His language changes through the various letters he wrote. And Paul's Greek changes the way other writers after him use the language. Tracking the influences on Paul and Paul's on others could be a dissertation, or a lifetime of study. I think Paul was as much influenced by Aristotle and his Greek as anybody. Paul clearly was engaged in (if he didn't explicitly recognize) the sort of gripes that Socrates, Plato, and Aristotle had with the language and language flux of the old poets and playwrights and sophists (such as Homer, Hesiod, Sappho, Heraclitus, Sophocles, Euripides, Protagoras, Epicurus, Zeno, Gorgias, Dissoi Logoi).
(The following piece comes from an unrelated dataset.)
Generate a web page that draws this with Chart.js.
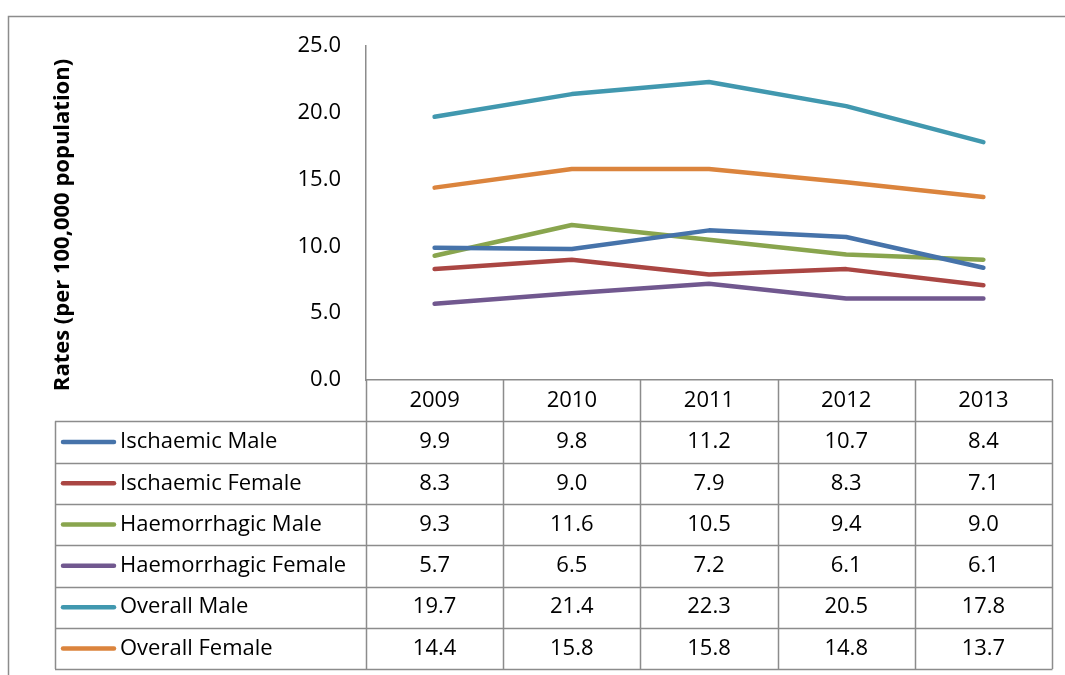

When Paul was in Athens listening in on and then chiming in on the conversations of his contemporaries in that City and culture, he used the Greek language rhetorically in a very Aristotelian way, starting syllogistically with the givens of certain men of old. He treats theo-logy in his speech in many ways as Aristotle does, an acknowledging of truths but of errors to get at the Nature of God objectively.
Paul, unlike Aristotle, did acknowledge much of his personal change, his "growth" perhaps, and certainly his dramatic adult human conversion. In his short life, the rippling effects of that conversion can be seen in his letter writing. Bill Heroman does some wonderful reflecting on and some reconstructing of the possibilities of some of this change in Paul. T.C. Robinson challenges whether there's a theological construct in the traditional ordering of Paul's New Testament letters. Bill Mounce has looked at Paul's rare Greek such as δί·λογος / dí-logos /. And Joel Hoffman, with a number of others, has wondered whether Paul has new meanings for σάρξ / sarks /.
Language, Greek language, and translation scholar Willis Barnstone reflects on Paul. Barnstone sees the stability of the Greek language, its fluidity, and where Paul fits into that. On pages 114 and 115 of his new Restored New Testament, Barnstone gets us thinking:
The letters to the Romans (probably his last letter) and the Corinthians show Paul at the peak of thought and rhetorical magic. He achieves language magic in demotic Greek (Koine), with a flare of the classical period while keeping to the simplified syntax and virtues of the vernacular. He has the high flow of Plato, who wrote in Attic Greek, in his own less inflected tongue. To repeat my argument [i.e., Barnstone's argument] about the glory of Mark's Greek, Paul's work is not less effective for being composed in vernacular development of Attic Greek any more than Michel de Montaigne is less for writing in French, the regional vernacular of Cicero's Latin. Indeed, in terms of change, Paul's Greek is closer to Plato than E. M. Forster's English is to Shakespeare. Greek, in spelling, grammar, and usage, was very early established, while in English the dictionary thoroughness of Samuel Johnson, who established norms for English spelling and usage did not enter the scene until midway between Forster and Shakespeare.
If this volume [i.e., Barnstone's Restored New Testament] were predominantly a study Bible, then it would begin with Paul’s I Thessalonians, which, if not supreme, carries the authority and beauty of all his authentic letters. And despite the above encomia [i.e. Barnstone's own praise] for the apostle’s key letters, there are advantages at least for study purposes to keep in mind the probable order of Paul’s work. He grows as his movement grows, and his work moves to the climactic pivotal letters. A chronological order, even the thought of one, would provide an unbiased historical frame for secular and sectarian events and reveal the material culture scene of the Jews, Christian Jews, Greeks, and Romans who participate in the drama of each book.
While I separate the authentic Pauline letters from the pseudonymous, from a stylistic point of view, the would-be Paul letters do not jar. Being pseudepigraphic they imitate Paul's style, in not his depth and breadth.While Barnstone may be making a few sweeping statements, he's absolutely correct to try to see Paul's writings and his Greek in light of developments in and of the language. Barnstone goes on to instruct his own readers in what Aristotle taught as if to help us read Paul better. That point shouldn't get lost on any of us. Why would it hurt any of us to get at not only exactly what Paul meant by certain Greek words but also at exactly how and why (sometimes without self reflection at all) we read Paul?